Add symbolic-link backend #41

KeithHanlan · 2015-03-31T17:07:26Z

For performance reasons, the fastest way to make big fat binary files available in a repo would be to simply update symbolic links. This can already be done with native git; one can create a symbolic link that points outside the repo. Checking out new baselines remains very fast regardless of the size of the binary.

However, git's support for symbolic links does nothing to guarantee the integrity of the file being referenced. Since git-fat records the SHA-1 of the fat file, this could be adapted to enhance the use of symbolic links for external files (fat or otherwise).

Other back-ends could still be configured as fallbacks for remote users.

cztomczak · 2015-03-31T17:14:14Z

Symbolic links are not supported by Git on Windows.

abraithwaite · 2015-03-31T17:18:27Z

It might work as a backend (between .git/fat/objects and a different directory), but it wouldn't work as you're expecting it too @KeithHanlan.
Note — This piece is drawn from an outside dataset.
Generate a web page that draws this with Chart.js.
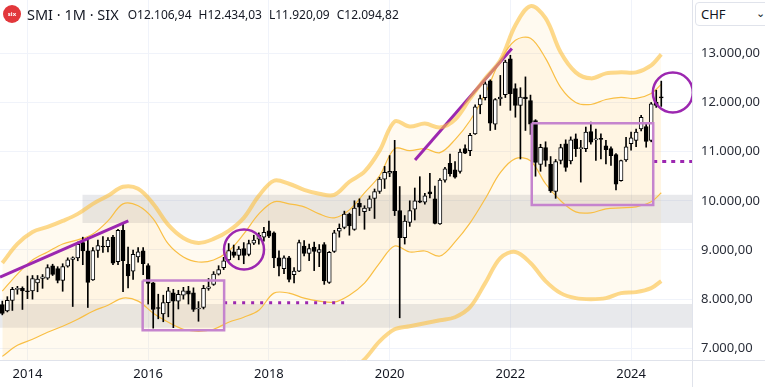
<!DOCTYPE html>
<html>
<head>
<meta charset="utf-8">
<script src="https://cdn.jsdelivr.net/npm/chart.js@4.4.1/dist/chart.umd.min.js"></script>
<style>
  html, body { margin: 0; padding: 0; background: #fff; }
  #wrap { position: relative; width: 765px; height: 387px; overflow: hidden; font-family: "Noto Sans", sans-serif; color: #131722; }
  #chart { position: absolute; left: 0; top: 0; }
  .legend { position: absolute; left: 3px; top: 4px; display: flex; align-items: center; white-space: nowrap; }
  .logo { width: 18px; height: 18px; border-radius: 50%; background: #e2373b; color: #fff; font-size: 6px; line-height: 18px; text-align: center; font-weight: bold; }
  .title { font-size: 14.5px; margin-left: 6px; }
  .ohlc { font-size: 12px; margin-left: 9px; }
  .ohlc span { margin-right: 7px; }
  .cur { position: absolute; left: 695px; top: 2px; width: 80px; height: 24px; border: 1px solid #e0e3eb; border-radius: 4px; box-sizing: border-box; font-size: 13px; line-height: 22px; padding-left: 5px; background: #fff; }
  .cur b { position: absolute; left: 60px; top: -1px; font-weight: normal; font-size: 11px; }
  .vline { position: absolute; left: 692px; top: 360px; width: 1px; height: 27px; background: #e0e3eb; }
  .hline { position: absolute; left: 692px; top: 360px; width: 73px; height: 1px; background: #e0e3eb; }
</style>
</head>
<body>
<div id="wrap">
  <canvas id="chart" width="765" height="387"></canvas>
  <div class="legend">
    <div class="logo">six</div>
    <div class="title">SMI · 1M · SIX</div>
    <div class="ohlc"><span>O12.106,94</span><span>H12.434,03</span><span>L11.920,09</span><span>C12.094,82</span></div>
  </div>
  <div class="cur">CHF<b>⌄</b></div>
  <div class="vline"></div>
  <div class="hline"></div>
</div>
<script>
// monthly candles, Aug 2013 .. Jul 2024 (index 0 = Aug 2013)
const opens = [7890, 7760, 7975, 8200, 8220, 8170, 8165, 8330, 8420, 8425, 8675, 8620, 8380, 8670, 8810, 8840, 9150, 8980, 8390, 8990,
  9080, 9065, 9260, 8760, 9400, 8710, 8570, 8860, 8980, 8680, 8330, 7830, 7700, 7930, 8130, 7960, 8080, 8170, 8130, 7800,
  7830, 8220, 8300, 8510, 8640, 8800, 8960, 8890, 9030, 8910, 9140, 9220, 9260, 9390, 9350, 8840, 8620, 8840, 8500, 8570,
  9080, 8930, 9060, 8950, 9110, 8340, 8970, 9380, 9460, 9730, 9420, 9950, 9780, 9850, 10050, 10190, 10440, 10560, 10600, 9800,
  9250, 9560, 9830, 10000, 9970, 10180, 10040, 9530, 10420, 10760, 10630, 10600, 11060, 11020, 11360, 11950, 12100, 12440, 11560, 12070,
  12160, 12890, 12280, 11940, 12110, 12040, 11630, 10740, 11080, 10740, 10190, 10820, 11160, 10810, 11260, 11060, 11060, 11410, 11240, 11260,
  11120, 11060, 10940, 10410, 10830, 11160, 11230, 11460, 11510, 11230, 12010, 12106.94];
const highs = [7960, 8050, 8240, 8260, 8250, 8470, 8480, 8480, 8500, 8700, 8710, 8660, 8720, 8840, 8860, 9160, 9260, 9250, 9050, 9200,
  9270, 9250, 9300, 9420, 9530, 9060, 9000, 9050, 9050, 8720, 8340, 8100, 8080, 8240, 8200, 8180, 8240, 8260, 8230, 7950,
  8280, 8420, 8560, 8680, 8850, 9130, 9100, 9070, 9150, 9200, 9300, 9350, 9460, 9590, 9370, 8980, 8880, 8870, 8640, 9200,
  9190, 9120, 9160, 9110, 9150, 8970, 9400, 9530, 9790, 9750, 10000, 10040, 9900, 10100, 10240, 10480, 10700, 10920, 11230, 10290,
  9700, 10000, 10260, 10490, 10150, 10560, 10300, 10450, 10680, 10950, 10800, 11050, 11140, 11370, 11950, 12150, 12420, 12460, 12080, 12550,
  12860, 12960, 12380, 12300, 12520, 12150, 11650, 11150, 11200, 10900, 10840, 11150, 11240, 11300, 11360, 11230, 11500, 11600, 11460, 11360,
  11230, 11100, 10960, 10830, 11290, 11400, 11460, 11740, 11560, 12000, 12250, 12434.03];
const lows = [7680, 7740, 7770, 8100, 7790, 8010, 8000, 8150, 8220, 8400, 8480, 8330, 8160, 8650, 7850, 8780, 8700, 7830, 8380, 8850,
  8950, 8960, 8700, 8700, 8150, 8230, 8400, 8750, 8500, 7900, 7410, 7600, 7540, 7640, 7420, 7800, 8000, 7900, 7750, 7550,
  7800, 8180, 8280, 8490, 8600, 8770, 8850, 8800, 8720, 8880, 9110, 9120, 9180, 9250, 8640, 8470, 8520, 8350, 8330, 8560,
  8880, 8780, 8580, 8660, 8300, 8320, 8950, 9260, 9430, 9300, 9400, 9700, 9420, 9800, 9640, 10150, 10250, 10490, 9700, 7620,
  9120, 9480, 9610, 9960, 9930, 10060, 9530, 9520, 10380, 10500, 10460, 10560, 10960, 10920, 11350, 11770, 12050, 11430, 11450, 11940,
  12100, 11840, 11700, 10850, 11430, 11350, 10500, 10600, 10700, 10170, 10050, 10750, 10600, 10750, 10900, 10380, 11000, 11150, 10820, 10850,
  10750, 10720, 10220, 10400, 10800, 11030, 11100, 11420, 11090, 11200, 11900, 11920.09];
const closes = [7710, 7975, 8200, 8215, 8165, 8150, 8420, 8410, 8455, 8640, 8505, 8380, 8660, 8800, 8840, 9115, 8980, 8340, 8990, 9090,
  9060, 9200, 8730, 9400, 8780, 8470, 8910, 8960, 8720, 8320, 7790, 7810, 7930, 8170, 7960, 8100, 8170, 8100, 7790, 7820,
  8220, 8250, 8510, 8600, 8780, 8990, 8890, 9020, 8890, 9130, 9200, 9300, 9360, 9280, 8840, 8670, 8840, 8400, 8570, 9150,
  8930, 9030, 8970, 9010, 8370, 8950, 9350, 9440, 9730, 9490, 9850, 9870, 9850, 10040, 10190, 10440, 10580, 10600, 9800, 9250,
  9590, 9800, 10000, 9970, 10100, 10140, 9540, 10420, 10650, 10550, 10480, 10990, 10970, 11330, 11910, 12080, 12380, 11580, 12060, 12110,
  12820, 12180, 11940, 12110, 12075, 11560, 10780, 11090, 10820, 10200, 10800, 11080, 10680, 11240, 11060, 11070, 11400, 11190, 11240, 11250,
  11040, 10920, 10340, 10820, 11100, 11280, 11400, 11700, 11210, 11970, 11940, 12094.82];

// x-axis ticks (month index of January) and their labels
const yearTicks = [5, 29, 53, 77, 101, 125];
const yearLabels = ['2014', '2016', '2018', '2020', '2022', '2024'];
const priceTicks = [7000, 8000, 9000, 10000, 11000, 12000, 13000];

// envelope bands, every 3 months
const bandIdx = [0, 3, 6, 9, 12, 15, 18, 21, 24, 27, 30, 33, 36, 39, 42, 45, 48, 51, 54, 57, 60, 63, 66, 69, 72, 75, 78, 81, 84, 87,
  90, 93, 96, 99, 102, 105, 108, 111, 114, 117, 120, 123, 126, 129, 131];
const thickUpper = [8734, 9122, 9367, 9469, 9591, 9734, 9938, 10102, 10285, 10245, 9938, 9510, 9245, 9143, 9224, 9387, 9653, 10102, 10408, 10347,
  10224, 10143, 10122, 10388, 10592, 11020, 11612, 11510, 11571, 11490, 11653, 12082, 12490, 12857, 13571, 13959, 13714, 13020, 12612, 12490,
  12592, 12612, 12612, 12755, 12980];
const thinUpper = [8163, 8510, 8796, 8959, 9122, 9204, 9326, 9592, 9938, 9898, 9632, 9122, 8857, 8755, 8796, 8979, 9326, 9734, 9979, 9938,
  9877, 9734, 9653, 9816, 10163, 10510, 11061, 11020, 11061, 10979, 11245, 11633, 12184, 12857, 13265, 13306, 12898, 12306, 12000, 11959,
  12061, 12102, 12082, 12184, 12367];
const thinLower = [6836, 7061, 7183, 7326, 7448, 7591, 7755, 7877, 8020, 7959, 7714, 7530, 7387, 7346, 7387, 7530, 7632, 7775, 8122, 8122,
  8020, 7959, 7938, 8081, 8326, 8734, 9081, 8959, 8979, 8877, 9163, 9551, 10041, 10571, 10857, 10816, 10347, 10000, 9775, 9755,
  9836, 9857, 9877, 9979, 10163];
const thickLower = [6350, 6400, 6450, 6500, 6550, 6600, 6620, 6600, 6500, 6400, 6200, 6000, 5900, 5850, 5900, 6000, 6100, 6250, 6400, 6450,
  6450, 6500, 6550, 6530, 6775, 7142, 7387, 7449, 7510, 7571, 7632, 7836, 8326, 8836, 8959, 8734, 8367, 8122, 8020, 7999,
  8020, 8122, 8142, 8224, 8367];

// drawings: support zones, trend lines, boxes, dotted levels, circles
const zoneUpper = { from: 15.9, to: 137.11, low: 9550, high: 10122 };
const zoneLower = { from: -0.46, to: 137.11, low: 7420, high: 7900 };
const trendA = [[-0.46, 8449], [25.05, 9592]];
const trendB = [[82.05, 10830], [101.3, 13096]];
const boxA = { x0: 27.9, x1: 44.1, y0: 7367, y1: 8381 };
const boxB = { x0: 105.25, x1: 129.4, y0: 9912, y1: 11577 };
const levelA = { x0: 44.1, x1: 69.1, y: 7924 };
const levelB = { x0: 129.4, x1: 137.11, y: 10800 };
const circleA = [48.05, 9010];
const circleB = [133.3, 12204];

const purple = '#9c27b0';
const lightPurple = '#c584ce';

const pts = (xs, ys) => xs.map((x, k) => ({ x: x, y: ys[k] }));
const boxPts = b => [{ x: b.x0, y: b.y1 }, { x: b.x1, y: b.y1 }, { x: b.x1, y: b.y0 }, { x: b.x0, y: b.y0 }, { x: b.x0, y: b.y1 }];

const idx = opens.map((_, i) => i);
const up = idx.map(i => closes[i] >= opens[i]);

function fmtPrice(v) {
  const th = Math.floor(v / 1000);
  const rest = String(Math.round(v % 1000)).padStart(3, '0');
  return th + '.' + rest + ',00';
}

// no label padding around the plot, the plot fills the canvas up to the axes
function noPad(s) {
  s.paddingTop = 0; s.paddingBottom = 0; s.paddingLeft = 0; s.paddingRight = 0;
}

const lineBase = { type: 'line', pointRadius: 0, fill: false, tension: 0 };

new Chart(document.getElementById('chart'), {
  type: 'bar',
  data: {
    datasets: [
      // thick envelope
      Object.assign({}, lineBase, {
        data: pts(bandIdx, thickUpper), borderColor: 'rgba(251,191,64,0.6)', borderWidth: 4, tension: 0.35,
        fill: '+1', backgroundColor: 'rgba(255,196,70,0.08)', order: -2
      }),
      Object.assign({}, lineBase, {
        data: pts(bandIdx, thickLower), borderColor: 'rgba(251,191,64,0.6)', borderWidth: 4, tension: 0.35, order: -2
      }),
      // drawings
      Object.assign({}, lineBase, { data: trendA.map(p => ({ x: p[0], y: p[1] })), borderColor: purple, borderWidth: 3, order: -1 }),
      Object.assign({}, lineBase, { data: trendB.map(p => ({ x: p[0], y: p[1] })), borderColor: purple, borderWidth: 3, order: -1 }),
      Object.assign({}, lineBase, { data: boxPts(boxA), borderColor: lightPurple, borderWidth: 2.5, order: -1 }),
      Object.assign({}, lineBase, { data: boxPts(boxB), borderColor: lightPurple, borderWidth: 2.5, order: -1 }),
      Object.assign({}, lineBase, {
        data: [{ x: levelA.x0, y: levelA.y }, { x: levelA.x1, y: levelA.y }], borderColor: purple, borderWidth: 3,
        borderDash: [3, 6], order: -1
      }),
      Object.assign({}, lineBase, {
        data: [{ x: levelB.x0, y: levelB.y }, { x: levelB.x1, y: levelB.y }], borderColor: purple, borderWidth: 3,
        borderDash: [4, 5], order: -1
      }),
      {
        type: 'line', showLine: false, data: [{ x: circleA[0], y: circleA[1] }, { x: circleB[0], y: circleB[1] }],
        pointRadius: 20, pointBorderColor: purple, pointBorderWidth: 2.5, pointBackgroundColor: 'rgba(0,0,0,0)', order: -1
      },
      // candles
      {
        data: idx.map(i => ({ x: i, y: [opens[i], closes[i]] })),
        backgroundColor: up.map(u => u ? '#ffffff' : '#000000'), borderColor: '#000000', borderWidth: 1,
        borderSkipped: false, barThickness: 4, minBarLength: 1, grouped: false, order: 0
      },
      {
        data: idx.map(i => ({ x: i, y: [lows[i], highs[i]] })),
        backgroundColor: '#000000', borderWidth: 0, barThickness: 1, grouped: false, order: 1
      },
      // thin envelope
      Object.assign({}, lineBase, {
        data: pts(bandIdx, thinUpper), borderColor: '#f9bf45', borderWidth: 1.2, tension: 0.35,
        fill: '+1', backgroundColor: 'rgba(255,190,60,0.07)', order: 2
      }),
      Object.assign({}, lineBase, { data: pts(bandIdx, thinLower), borderColor: '#f9bf45', borderWidth: 1.2, tension: 0.35, order: 2 }),
      // grey zones
      Object.assign({}, lineBase, {
        data: [{ x: zoneUpper.from, y: zoneUpper.high }, { x: zoneUpper.to, y: zoneUpper.high }], borderWidth: 0,
        fill: { value: zoneUpper.low }, backgroundColor: 'rgba(140,145,160,0.2)', order: 3
      }),
      Object.assign({}, lineBase, {
        data: [{ x: zoneLower.from, y: zoneLower.high }, { x: zoneLower.to, y: zoneLower.high }], borderWidth: 0,
        fill: { value: zoneLower.low }, backgroundColor: 'rgba(140,145,160,0.2)', order: 3
      })
    ]
  },
  options: {
    responsive: false,
    animation: false,
    events: [],
    layout: { padding: 0, autoPadding: false },
    plugins: {
      legend: { display: false },
      tooltip: { enabled: false },
      filler: { drawTime: 'beforeDatasetsDraw' }
    },
    scales: {
      x: {
        type: 'linear', min: -0.46, max: 137.11, offset: false,
        afterBuildTicks: s => { s.ticks = yearTicks.map(v => ({ value: v })); },
        afterFit: s => { s.height = 27; noPad(s); },
        grid: { color: '#f0f3fa', drawTicks: false, offset: false },
        border: { color: '#e0e3eb' },
        ticks: {
          callback: v => yearLabels[yearTicks.indexOf(v)],
          font: { family: 'Noto Sans', size: 13 }, color: '#131722', padding: 6, maxRotation: 0, autoSkip: false
        }
      },
      y: {
        type: 'linear', position: 'right', min: 6762, max: 14084,
        afterBuildTicks: s => { s.ticks = priceTicks.map(v => ({ value: v })); },
        afterFit: s => { s.width = 73; noPad(s); },
        grid: { color: '#f0f3fa', drawTicks: false },
        border: { color: '#e0e3eb' },
        ticks: { callback: v => fmtPrice(v), font: { family: 'Noto Sans', size: 13 }, color: '#2a2e39', padding: 9 }
      }
    }
  }
});
</script>
</body>
</html>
See #33 for more discussion and an explanation as to the technical reason why we cannot use symlinks in the repo.

KeithHanlan · 2015-03-31T17:57:21Z

It would still be a huge performance improvement for environments which don't care about Windows. For example, we have some regression test cases which rely on 600MB compressed tarballs. Currently, we just rely on those files remaining where they are but there is no guarantee of their continued existence nor of their integrity. It would be nice to store them as git-fat files but even with rsync, the performance penalty would be too great. I just don't want those files in my repo working directory.

One of my repos already does store binary files (link libraries) offboard with symbolic links. The destination filenames are constructed of a sequence number (for convenience) and the SHA-1. This works but requires an awkward submission procedure. Gitattributes cleaning and smudging would make for a much more transparent solution. It seems only natural to adapt git-fat to this purpose, even if it is limited to Unix environments.

justinclift · 2015-04-01T18:24:27Z

@KeithHanlan What do you think about the technical problems in #33? Any idea how to work around the ones for non-Windows systems? 😄

KeithHanlan · 2015-04-01T19:19:00Z

@justinclift, I'm still wrapping my mind around the comments made by @mzemb and @abraithwaite in #33. These are good points that I hadn't considered. Originally, I imagined that one could use symbolic links if the remote is reachable and then use rsync or http as a fall back.

So, thinking further, I still think there is value in using git-fat as a front-end to help manage symbolic links but "link" would not be simply an alternative backend and some special rules would be required. Instead of using special files with '#$# get-fat' prefixes, I think we would store the symbolic links normally.

The added value of git-fat would be to facilitate the push (clean) and creation of the symbolic link. The pull (smudge) would be a null operation.

Ultimately, in our environment, I hope to enhance our pre-push hooks to use git-fat so that its use is more transparent. In conjunction with Antonio's changes #40, the use of git-fat could be made completely transparent.

At the end of the day, we have dependencies on large (sometimes extremely large) binary files and git-fat offers an attractive way to use git's commit tree to maintain the integrity of those dependencies.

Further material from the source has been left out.